Civil liberties concerns arise on-campus over coronavirus quarantine conditions

, Spencer Irvine, Leave a comment

After civil liberties advocates dismissed concerns about statewide economic shutdowns and mask mandates, the same advocates worry that university administrations are abusing students’ civil liberties related to positive coronavirus tests or violating public health rules.

Inside Higher Ed reported that some college students have sought legal help from the civil liberties advocacy community because they were unfairly punished for their on- or off-campus behavior. These students claimed that universities violated their due process in determining they were guilty of violating public health and safety rules without conducting a hearing.

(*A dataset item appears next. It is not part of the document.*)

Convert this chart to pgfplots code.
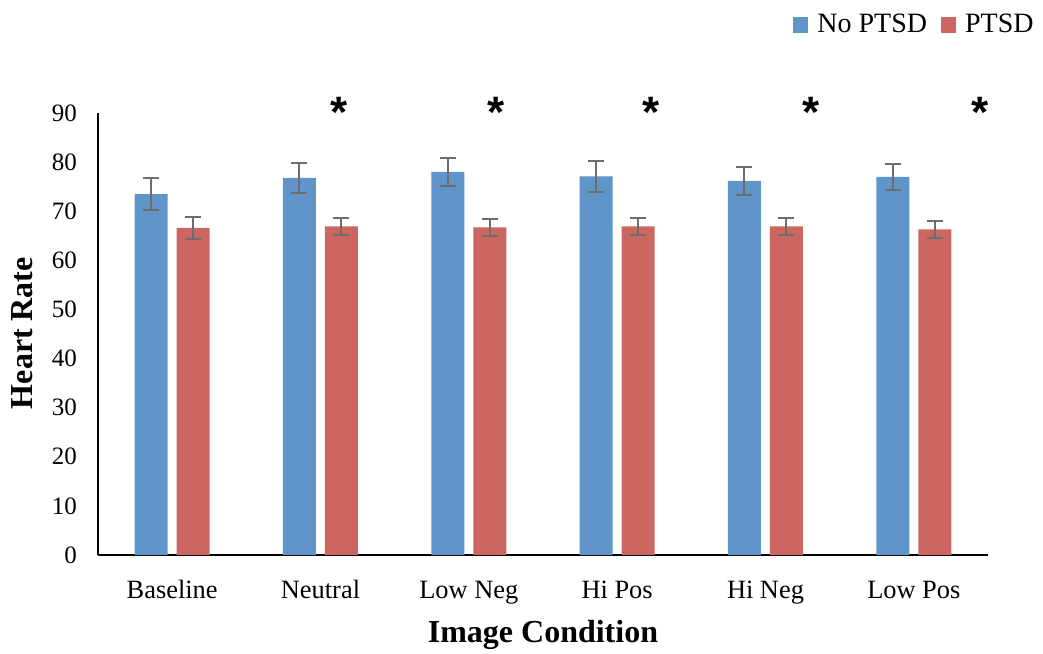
\documentclass[border=0pt]{standalone}
\usepackage{fontspec}
\setmainfont{Liberation Serif}
\newfontfamily\arialfont{Liberation Sans}
\usepackage{pgfplots}
\pgfplotsset{compat=1.18}
\definecolor{cblue}{HTML}{5F95C9}
\definecolor{cred}{HTML}{CC6660}
\definecolor{cerr}{HTML}{6D6D6D}

\pgfplotstableread{
x y e
0 73.5 3.3
1 76.8 3.0
2 78.0 2.85
3 77.1 3.1
4 76.2 2.9
5 77.0 2.6
}\nopt
\pgfplotstableread{
x y e
0 66.6 2.2
1 66.9 1.8
2 66.7 1.75
3 66.9 1.8
4 66.9 1.8
5 66.3 1.75
}\pt
\pgfplotstableread{
x y
1.125 93.3
2.183 93.3
3.23 93.3
4.308 93.3
5.444 93.3
}\stars

\begin{document}
\begin{tikzpicture}
\path[use as bounding box] (-49pt,-49pt) rectangle (472.5pt,277.5pt);
\begin{axis}[
  scale only axis, width=445pt, height=221pt,
  xmin=-0.5, xmax=5.5, ymin=0, ymax=90,
  ybar, bar width=16.5pt,
  axis x line*=bottom, axis y line*=left,
  axis line style={-, line width=1pt, black},
  ytick={0,10,...,90},
  xtick={0,...,5},
  xticklabels={Baseline,Neutral,Low Neg,Hi Pos,Hi Neg,Low Pos},
  major tick length=0pt,
  tick style={draw=none},
  /pgf/number format/assume math mode=true,
  yticklabel style={font=\fontsize{12.5}{14}\selectfont, anchor=east, xshift=-7pt},
  xticklabel style={font=\fontsize{13.2}{15}\selectfont, anchor=base, yshift=-21.5pt},
  xlabel={Image Condition},
  ylabel={Heart Rate},
  label style={font=\fontsize{16}{18}\selectfont\bfseries},
  x label style={at={(axis description cs:0.5,-0.181)}, anchor=center},
  y label style={at={(axis description cs:-0.0854,0.502)}, anchor=center},
  clip=false,
  legend columns=2,
  legend style={draw=none, fill=none, inner sep=0pt,
    font=\fontsize{14}{16}\selectfont,
    at={(axis description cs:1,1)}, anchor=east, xshift=25pt, yshift=44pt,
    /tikz/every even column/.append style={column sep=5pt}},
  legend image code/.code={\fill[#1] (0pt,-3.8pt) rectangle (7.5pt,3.8pt); \path (10pt,0pt);},
]
\addplot[fill=cblue, draw=none, bar shift=-10.5pt,
  error bars/.cd, y dir=both, y explicit,
  error bar style={cerr, line width=1pt},
  error mark options={cerr, line width=1pt, mark size=4pt, rotate=90}]
  table[x=x, y=y, y error=e] {\nopt};
\addlegendentry{No PTSD}
\addplot[fill=cred, draw=none, bar shift=10.5pt,
  error bars/.cd, y dir=both, y explicit,
  error bar style={cerr, line width=1pt},
  error mark options={cerr, line width=1pt, mark size=4pt, rotate=90}]
  table[x=x, y=y, y error=e] {\pt};
\addlegendentry{PTSD}
\addplot[forget plot, draw=none, mark=none, bar shift=0pt,
  nodes near coords={\arialfont\bfseries *},
  every node near coord/.style={anchor=north, inner sep=0pt, text=black,
    font=\fontsize{22}{22}\selectfont}]
  table[x=x, y=y] {\stars};
\end{axis}
\end{tikzpicture}
\end{document}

Most of the suspensions came after students hosted or attended parties or social gatherings, but the suspended students complained that their universities never provided clear guidelines nor did they outline the punishments associated with rules violations. University administrators disagreed and said they communicated their standards clearly to their students.

During the first several months of the pandemic, small business owners and conservatives protested mask mandates and state governments’ economic shutdown plans. The science has been sketchy, at best, on the effectiveness of wearing masks to prevent a disease from spreading, yet government officials in multiple states imposed a mask-wearing mandate nonetheless. It was also unclear how state government health agencies counted positive coronavirus tests, which then affected the state’s own metrics on whether the state would permit small businesses to resume operations.

Yet civil liberties advocates remained silent and did not voice potential violations of individual liberty, whether it was operating a small business free from government interference or complying with a government mandate to wear masks.